Il paraît que ce que j’ai pu dire à Bruxelles début septembre au cours d’un dîner débat sur la sécurité énergétique organisé par Eurofores, l’association que préside l’excellent eurodéputé vert luxembourgeois Claude Turmes, en a surpris, voire choqué plus d’un. Mais voici l’objet du délit – ce graphe qui montre divers mix de charbon, gaz et renouvelables ayant exactement les mêmes émissions de CO2 par kWh :
Avec les mêmes émissions que le gaz naturel, on peut donc faire de l’électricité avec un mix de renouvelables pour une grosse moitié, de charbon pour une petite moitié. C’est un fait.
Or il se trouve que l’Europe a adopté des objectifs d’émissions fixes. Ce n’était pas forcément la meilleure option, mais c’est comme ça. Dans ce contexte, quelle option est préférable du point de vue de la sécurité énergétique? Evidemment un mélange, avec le plus possible de renouvelables, presque toujours d’origine locale… et de charbon, moins à risque que le gaz du fait de son abondance et de la diversité des fournisseurs.
D’où ce constat surprenant: l’essor des renouvelables génère un double bénéfice pour la sécurité énergétique européenne: direct, en réduisant les importations fossiles de toutes natures, et indirect, parce qu’en réduisant fortement les émissions de CO2 les renouvelables permettent, toujours à émissions égales, de conserver plus de charbon dans le mix.

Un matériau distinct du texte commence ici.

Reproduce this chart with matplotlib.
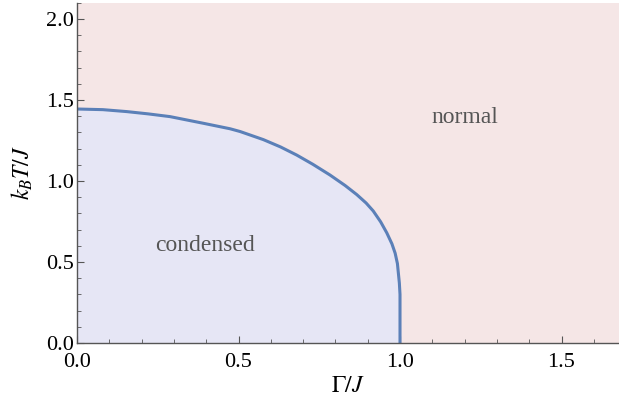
import matplotlib
matplotlib.use("Agg")
import matplotlib.pyplot as plt
from matplotlib.ticker import MultipleLocator, FormatStrFormatter

plt.rcParams['font.family'] = ['Liberation Serif', 'DejaVu Serif']
plt.rcParams['mathtext.fontset'] = 'stix'

# Phase boundary
gamma = [0.0, 0.08, 0.154, 0.22, 0.288, 0.391, 0.474, 0.505, 0.577, 0.63,
         0.680, 0.73, 0.783, 0.830, 0.866, 0.895, 0.917, 0.940, 0.959, 0.975,
         0.985, 0.992, 0.995, 0.998, 1.0, 1.0]
temp = [1.444, 1.440, 1.428, 1.414, 1.397, 1.356, 1.322, 1.305, 1.255, 1.210,
        1.160, 1.103, 1.037, 0.972, 0.916, 0.864, 0.815, 0.748, 0.680, 0.612,
        0.554, 0.490, 0.430, 0.370, 0.300, 0.0]

xlim = (0.0, 1.678)
ylim = (0.0, 2.1)
region_labels = ["condensed", "normal"]
region_pos = [(0.396, 0.60), (1.20, 1.39)]

fig = plt.figure(figsize=(6.19, 4.12), dpi=100)
ax = fig.add_axes([77/619, 69/412, 1 - 77/619, (343-2.7)/412])
ax.set_facecolor('#F5E6E6')
ax.fill_between(gamma, temp, 0, color='#E6E6F5', lw=0)
ax.plot(gamma, temp, color='#5B80B8', lw=2.2, solid_capstyle='butt',
        solid_joinstyle='round')
ax.set_xlim(*xlim)
ax.set_ylim(*ylim)

for s in ['top', 'right']:
    ax.spines[s].set_visible(False)
for s in ['left', 'bottom']:
    ax.spines[s].set_color('#555555')
    ax.spines[s].set_linewidth(1.0)
    ax.spines[s].set_zorder(5)

ax.xaxis.set_major_locator(MultipleLocator(0.5))
ax.xaxis.set_minor_locator(MultipleLocator(0.1))
ax.yaxis.set_major_locator(MultipleLocator(0.5))
ax.yaxis.set_minor_locator(MultipleLocator(0.1))
ax.xaxis.set_major_formatter(FormatStrFormatter('%.1f'))
ax.yaxis.set_major_formatter(FormatStrFormatter('%.1f'))
ax.tick_params(which='both', direction='in', color='#555555', labelsize=16,
               top=False, right=False)
ax.tick_params(which='major', length=5, width=0.8)
ax.tick_params(axis='x', which='major', pad=7)
ax.tick_params(axis='y', which='major', pad=2)
ax.tick_params(which='minor', length=3, width=0.6)

ax.set_xlabel(r'$\Gamma/J$', fontsize=17, labelpad=3)
ax.set_ylabel(r'$k_BT/J$', fontsize=17, labelpad=8)

for lab, (x, y) in zip(region_labels, region_pos):
    ax.text(x, y, lab, ha='center', va='center', fontsize=17, color='#555555')

fig.savefig('out.png', dpi=100)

Et en tout cas, dans la situation de dépendance de l’Europe à l’égard de son principal fournisseur de gaz naturel, il n’est pas inutile, tant que les renouvelables n’ont pas – pas encore – pris une part dominante dans la production d’électricité, de conserver au moins une certaine capacité à faire de l’électricité avec le charbon, même si on n’utilise pas cette capacité à plein régime.
Maintenant, supposons que l’on ait rempli nos objectifs d’émissions en substituant du gaz naturel au charbon, sans la politique de soutien spécifique aux renouvelables. La sécurité énergétique de l’Europe serait bien moindre – toujours pour des émissions comparables. Et pour l’avenir, la capacité de l’Europe (et celle du monde) à réduire davantage ses émissions serait bien moins bonne, car on n’aurait pas, en réduisant leur coût par effets d’échelle et d’apprentissage, débloqué le potentiel de réduction des émissions des renouvelables.
Choquant? Je comprends. Mais je persiste et signe.